As the crowd of about 75 filed into the 90-minute session, moderator Mary Christa Smith, who also works as Summit County’s Communities That Care coordinator, stated her intention to create a safe space for people to listen and learn from each other and extolled the crowd to maintain a civil atmosphere.

After brief opening remarks from the event’s organizers, Park City Board of Education President Andrew Caplan told the crowd the board supported both Superintendent Gildea and Principal Synan. Synan, in particular, had come under personal attack in the anonymous emails.

He said the district wants to ensure children are accepted — both for “things that are their choice and things that are no choice at all.”

“(Our goal is) to make schools a safe and welcoming place for everyone. That includes every race, every creed, every color, everything,” Caplan said. “We’re an accepting community, that’s who we are. That’s not going to change anytime soon.”

The organizers of the gathering, including parents of kids at Trailside and members of its parent-teacher organization, attempted to dispel what they characterized as misinformation included in the emails, like the district using its money to pay for the Welcoming Schools training, which was in fact paid for by the state.

A question-and-answer session followed, with most commenters supporting the program and its focus on inclusion.

The teacher training module that took place on one afternoon in August was entitled “Embracing Family Diversity” and was delivered at the behest of the school district after teachers at Trailside asked for more support to answer difficult questions from students, according to a district spokesperson. The training was conducted by an official with the Utah State Board of Education.

A speaker who identified herself as Lucie Kayser-Bril, a french teacher at Jeremy Ranch Elementary School, explained the importance of inclusion for students.

“If their story is never in the books I read, or a song, a video … I have to create a space where they’re like, ‘Ah, it’s my story they’re saying,’” Kayser-Bril said.

Another speaker said he thought name-calling and discord in the debate had gotten ridiculous.

He said everyone pretty much agreed that anti-bullying programs were a good thing.

“Why don’t we get one that everyone can agree to?” he asked.

He then mentioned his children had been bullied on social media and suggested the district do an analysis about the best place to focus the anti-bullying curriculum that would help the most kids.

Christa Smith indicated her office was in the process of synthesizing a 190-page biennial report on just that issue.

Another community member, Allison Cook, said she supported inclusion efforts but that they aren’t being applied across the board.

She said her son — who has come out as gay and was sickened when a student sprayed bear spray at Park City High School in an attempt to disrupt a conservative student group’s meeting in April — feels supported by the community for his sexual identity but is at times harassed for his conservative views.

“I feel like there are favored minority groups that are protected and others that are not,” Cook said. “Nobody in this discussion said anything about protecting freedom of belief or differing opinions.”

It was a point echoed later by her fiance, Jimmy May, who said conservatives are the new oppressed class, describing how he feels he has to whisper his political views when in public.

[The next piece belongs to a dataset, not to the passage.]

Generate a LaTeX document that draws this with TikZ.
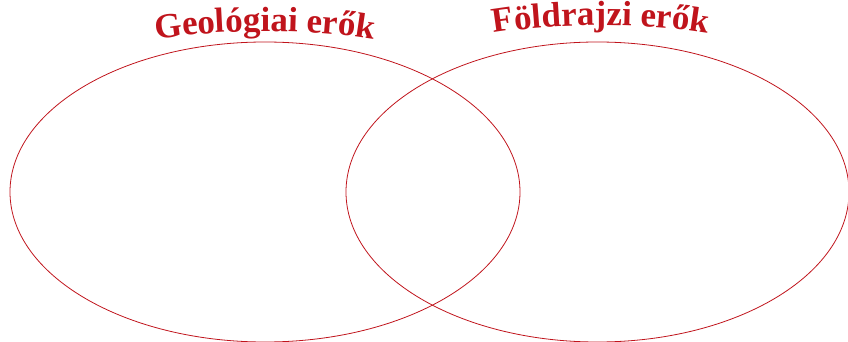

May was interrupted by someone in the crowd after he had been speaking for a few minutes with a shout of “What’s your question?”

Jennifer Brinton, a Trailside mother with three kids in the Park City School District, asked for clarification about Welcoming Schools: whether it would be extended into a full-fledged curriculum taught to kids, as she had been told, and if parents in that case would have a say in which materials would be used in classrooms.

Organizers were unable to provide those answers.

In response to comments that the training focused too much on LGBTQ issues, PTO member Stephanie O’Connor said it’s a group that needs special protection, especially given the extremely high suicide rate of LGBTQ youth.

“This isn’t something to brush under the rug, this isn’t something that will go away if you ignore it,” she said.